● **Source material**

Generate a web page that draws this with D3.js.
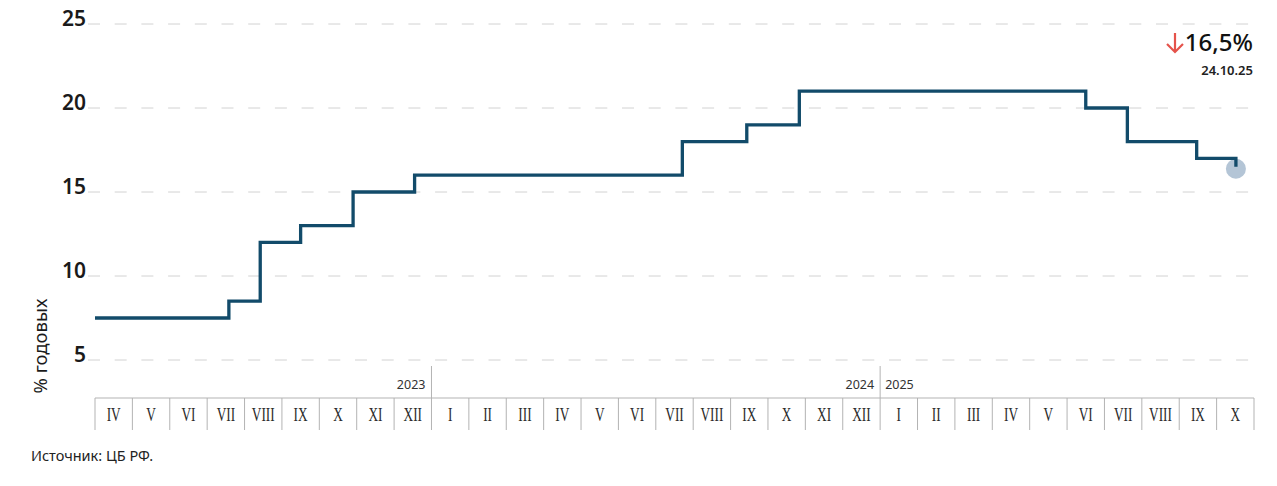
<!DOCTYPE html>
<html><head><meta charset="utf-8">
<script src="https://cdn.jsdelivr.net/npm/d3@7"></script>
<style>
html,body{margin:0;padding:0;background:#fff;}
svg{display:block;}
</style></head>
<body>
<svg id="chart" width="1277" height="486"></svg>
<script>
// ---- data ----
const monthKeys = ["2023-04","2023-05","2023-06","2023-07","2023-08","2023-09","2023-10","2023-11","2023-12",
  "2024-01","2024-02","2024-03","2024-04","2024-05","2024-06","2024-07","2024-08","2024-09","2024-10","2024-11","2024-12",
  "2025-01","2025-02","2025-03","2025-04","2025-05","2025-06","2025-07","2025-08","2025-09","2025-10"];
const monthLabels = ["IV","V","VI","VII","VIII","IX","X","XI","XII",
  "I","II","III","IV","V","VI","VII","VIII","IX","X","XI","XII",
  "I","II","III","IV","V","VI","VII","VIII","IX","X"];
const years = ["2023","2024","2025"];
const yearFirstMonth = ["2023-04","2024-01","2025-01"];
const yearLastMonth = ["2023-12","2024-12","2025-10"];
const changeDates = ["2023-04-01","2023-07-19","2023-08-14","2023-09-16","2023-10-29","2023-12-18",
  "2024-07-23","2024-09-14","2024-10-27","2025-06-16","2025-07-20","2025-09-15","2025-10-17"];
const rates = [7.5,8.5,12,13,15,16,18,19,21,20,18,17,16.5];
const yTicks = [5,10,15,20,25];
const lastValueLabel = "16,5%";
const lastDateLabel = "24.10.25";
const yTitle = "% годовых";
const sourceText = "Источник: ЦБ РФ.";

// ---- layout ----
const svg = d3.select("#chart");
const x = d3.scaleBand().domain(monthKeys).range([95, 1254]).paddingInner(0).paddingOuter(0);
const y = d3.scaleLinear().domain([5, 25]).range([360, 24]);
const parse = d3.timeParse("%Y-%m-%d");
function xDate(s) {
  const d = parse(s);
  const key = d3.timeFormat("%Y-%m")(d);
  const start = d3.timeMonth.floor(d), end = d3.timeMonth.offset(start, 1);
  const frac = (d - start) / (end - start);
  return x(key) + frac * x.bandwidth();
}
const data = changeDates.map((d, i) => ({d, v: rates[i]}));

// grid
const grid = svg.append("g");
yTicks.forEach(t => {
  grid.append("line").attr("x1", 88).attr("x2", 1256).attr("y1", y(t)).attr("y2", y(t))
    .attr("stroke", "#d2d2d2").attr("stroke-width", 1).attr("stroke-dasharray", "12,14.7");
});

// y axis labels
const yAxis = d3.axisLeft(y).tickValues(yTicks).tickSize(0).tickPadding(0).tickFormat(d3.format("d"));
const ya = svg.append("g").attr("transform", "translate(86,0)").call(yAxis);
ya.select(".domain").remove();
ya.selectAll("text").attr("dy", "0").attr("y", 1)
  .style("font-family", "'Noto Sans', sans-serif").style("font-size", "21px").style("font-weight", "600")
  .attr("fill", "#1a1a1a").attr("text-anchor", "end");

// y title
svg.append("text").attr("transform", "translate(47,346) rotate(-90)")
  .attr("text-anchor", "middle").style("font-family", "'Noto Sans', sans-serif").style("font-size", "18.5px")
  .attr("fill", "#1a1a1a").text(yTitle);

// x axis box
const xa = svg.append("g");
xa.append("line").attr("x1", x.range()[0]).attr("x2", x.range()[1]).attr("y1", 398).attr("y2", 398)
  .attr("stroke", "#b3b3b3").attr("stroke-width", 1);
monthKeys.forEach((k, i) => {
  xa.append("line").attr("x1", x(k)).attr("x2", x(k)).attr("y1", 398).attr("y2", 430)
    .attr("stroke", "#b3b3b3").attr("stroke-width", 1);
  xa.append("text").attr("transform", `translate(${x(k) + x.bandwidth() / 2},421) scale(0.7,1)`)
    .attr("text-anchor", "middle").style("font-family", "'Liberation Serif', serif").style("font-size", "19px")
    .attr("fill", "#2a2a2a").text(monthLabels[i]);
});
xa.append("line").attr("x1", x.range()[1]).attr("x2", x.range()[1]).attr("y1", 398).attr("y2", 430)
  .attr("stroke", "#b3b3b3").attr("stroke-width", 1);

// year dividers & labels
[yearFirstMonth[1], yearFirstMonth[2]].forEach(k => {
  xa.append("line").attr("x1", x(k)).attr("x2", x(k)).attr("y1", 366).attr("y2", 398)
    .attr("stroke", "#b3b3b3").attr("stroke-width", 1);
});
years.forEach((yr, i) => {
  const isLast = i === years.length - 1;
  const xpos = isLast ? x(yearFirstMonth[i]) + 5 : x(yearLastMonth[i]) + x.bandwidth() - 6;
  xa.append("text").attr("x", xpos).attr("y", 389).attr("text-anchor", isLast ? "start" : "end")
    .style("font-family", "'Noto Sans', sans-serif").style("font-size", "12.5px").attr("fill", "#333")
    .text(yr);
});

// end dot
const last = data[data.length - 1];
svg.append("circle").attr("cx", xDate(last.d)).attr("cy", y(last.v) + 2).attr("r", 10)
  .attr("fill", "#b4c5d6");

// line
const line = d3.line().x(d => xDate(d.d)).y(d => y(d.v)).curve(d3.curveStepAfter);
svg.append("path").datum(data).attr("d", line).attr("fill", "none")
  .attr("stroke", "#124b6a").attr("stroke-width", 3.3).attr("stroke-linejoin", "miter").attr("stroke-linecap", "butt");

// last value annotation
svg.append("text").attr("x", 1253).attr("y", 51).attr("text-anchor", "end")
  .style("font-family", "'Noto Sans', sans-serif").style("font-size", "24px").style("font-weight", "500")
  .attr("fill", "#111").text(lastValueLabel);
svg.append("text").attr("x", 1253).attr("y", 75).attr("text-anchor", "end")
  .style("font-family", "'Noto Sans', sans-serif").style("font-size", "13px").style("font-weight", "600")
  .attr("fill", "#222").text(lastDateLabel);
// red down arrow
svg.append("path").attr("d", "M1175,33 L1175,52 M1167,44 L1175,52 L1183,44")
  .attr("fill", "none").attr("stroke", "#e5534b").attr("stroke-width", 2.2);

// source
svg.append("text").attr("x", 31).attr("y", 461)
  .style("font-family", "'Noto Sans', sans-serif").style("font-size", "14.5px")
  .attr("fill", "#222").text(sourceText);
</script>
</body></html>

● **Short task**
Without the pictures, retype the whole of the material above exactly.

● **Solution for this exercise**
Generate a web page that draws this with D3.js.
<!DOCTYPE html>
<html><head><meta charset="utf-8">
<script src="https://cdn.jsdelivr.net/npm/d3@7"></script>
<style>
html,body{margin:0;padding:0;background:#fff;}
svg{display:block;}
</style></head>
<body>
<svg id="chart" width="1277" height="486"></svg>
<script>
// ---- data ----
const monthKeys = ["2023-04","2023-05","2023-06","2023-07","2023-08","2023-09","2023-10","2023-11","2023-12",
  "2024-01","2024-02","2024-03","2024-04","2024-05","2024-06","2024-07","2024-08","2024-09","2024-10","2024-11","2024-12",
  "2025-01","2025-02","2025-03","2025-04","2025-05","2025-06","2025-07","2025-08","2025-09","2025-10"];
const monthLabels = ["IV","V","VI","VII","VIII","IX","X","XI","XII",
  "I","II","III","IV","V","VI","VII","VIII","IX","X","XI","XII",
  "I","II","III","IV","V","VI","VII","VIII","IX","X"];
const years = ["2023","2024","2025"];
const yearFirstMonth = ["2023-04","2024-01","2025-01"];
const yearLastMonth = ["2023-12","2024-12","2025-10"];
const changeDates = ["2023-04-01","2023-07-19","2023-08-14","2023-09-16","2023-10-29","2023-12-18",
  "2024-07-23","2024-09-14","2024-10-27","2025-06-16","2025-07-20","2025-09-15","2025-10-17"];
const rates = [7.5,8.5,12,13,15,16,18,19,21,20,18,17,16.5];
const yTicks = [5,10,15,20,25];
const lastValueLabel = "16,5%";
const lastDateLabel = "24.10.25";
const yTitle = "% годовых";
const sourceText = "Источник: ЦБ РФ.";

// ---- layout ----
const svg = d3.select("#chart");
const x = d3.scaleBand().domain(monthKeys).range([95, 1254]).paddingInner(0).paddingOuter(0);
const y = d3.scaleLinear().domain([5, 25]).range([360, 24]);
const parse = d3.timeParse("%Y-%m-%d");
function xDate(s) {
  const d = parse(s);
  const key = d3.timeFormat("%Y-%m")(d);
  const start = d3.timeMonth.floor(d), end = d3.timeMonth.offset(start, 1);
  const frac = (d - start) / (end - start);
  return x(key) + frac * x.bandwidth();
}
const data = changeDates.map((d, i) => ({d, v: rates[i]}));

// grid
const grid = svg.append("g");
yTicks.forEach(t => {
  grid.append("line").attr("x1", 88).attr("x2", 1256).attr("y1", y(t)).attr("y2", y(t))
    .attr("stroke", "#d2d2d2").attr("stroke-width", 1).attr("stroke-dasharray", "12,14.7");
});

// y axis labels
const yAxis = d3.axisLeft(y).tickValues(yTicks).tickSize(0).tickPadding(0).tickFormat(d3.format("d"));
const ya = svg.append("g").attr("transform", "translate(86,0)").call(yAxis);
ya.select(".domain").remove();
ya.selectAll("text").attr("dy", "0").attr("y", 1)
  .style("font-family", "'Noto Sans', sans-serif").style("font-size", "21px").style("font-weight", "600")
  .attr("fill", "#1a1a1a").attr("text-anchor", "end");

// y title
svg.append("text").attr("transform", "translate(47,346) rotate(-90)")
  .attr("text-anchor", "middle").style("font-family", "'Noto Sans', sans-serif").style("font-size", "18.5px")
  .attr("fill", "#1a1a1a").text(yTitle);

// x axis box
const xa = svg.append("g");
xa.append("line").attr("x1", x.range()[0]).attr("x2", x.range()[1]).attr("y1", 398).attr("y2", 398)
  .attr("stroke", "#b3b3b3").attr("stroke-width", 1);
monthKeys.forEach((k, i) => {
  xa.append("line").attr("x1", x(k)).attr("x2", x(k)).attr("y1", 398).attr("y2", 430)
    .attr("stroke", "#b3b3b3").attr("stroke-width", 1);
  xa.append("text").attr("transform", `translate(${x(k) + x.bandwidth() / 2},421) scale(0.7,1)`)
    .attr("text-anchor", "middle").style("font-family", "'Liberation Serif', serif").style("font-size", "19px")
    .attr("fill", "#2a2a2a").text(monthLabels[i]);
});
xa.append("line").attr("x1", x.range()[1]).attr("x2", x.range()[1]).attr("y1", 398).attr("y2", 430)
  .attr("stroke", "#b3b3b3").attr("stroke-width", 1);

// year dividers & labels
[yearFirstMonth[1], yearFirstMonth[2]].forEach(k => {
  xa.append("line").attr("x1", x(k)).attr("x2", x(k)).attr("y1", 366).attr("y2", 398)
    .attr("stroke", "#b3b3b3").attr("stroke-width", 1);
});
years.forEach((yr, i) => {
  const isLast = i === years.length - 1;
  const xpos = isLast ? x(yearFirstMonth[i]) + 5 : x(yearLastMonth[i]) + x.bandwidth() - 6;
  xa.append("text").attr("x", xpos).attr("y", 389).attr("text-anchor", isLast ? "start" : "end")
    .style("font-family", "'Noto Sans', sans-serif").style("font-size", "12.5px").attr("fill", "#333")
    .text(yr);
});

// end dot
const last = data[data.length - 1];
svg.append("circle").attr("cx", xDate(last.d)).attr("cy", y(last.v) + 2).attr("r", 10)
  .attr("fill", "#b4c5d6");

// line
const line = d3.line().x(d => xDate(d.d)).y(d => y(d.v)).curve(d3.curveStepAfter);
svg.append("path").datum(data).attr("d", line).attr("fill", "none")
  .attr("stroke", "#124b6a").attr("stroke-width", 3.3).attr("stroke-linejoin", "miter").attr("stroke-linecap", "butt");

// last value annotation
svg.append("text").attr("x", 1253).attr("y", 51).attr("text-anchor", "end")
  .style("font-family", "'Noto Sans', sans-serif").style("font-size", "24px").style("font-weight", "500")
  .attr("fill", "#111").text(lastValueLabel);
svg.append("text").attr("x", 1253).attr("y", 75).attr("text-anchor", "end")
  .style("font-family", "'Noto Sans', sans-serif").style("font-size", "13px").style("font-weight", "600")
  .attr("fill", "#222").text(lastDateLabel);
// red down arrow
svg.append("path").attr("d", "M1175,33 L1175,52 M1167,44 L1175,52 L1183,44")
  .attr("fill", "none").attr("stroke", "#e5534b").attr("stroke-width", 2.2);

// source
svg.append("text").attr("x", 31).attr("y", 461)
  .style("font-family", "'Noto Sans', sans-serif").style("font-size", "14.5px")
  .attr("fill", "#222").text(sourceText);
</script>
</body></html>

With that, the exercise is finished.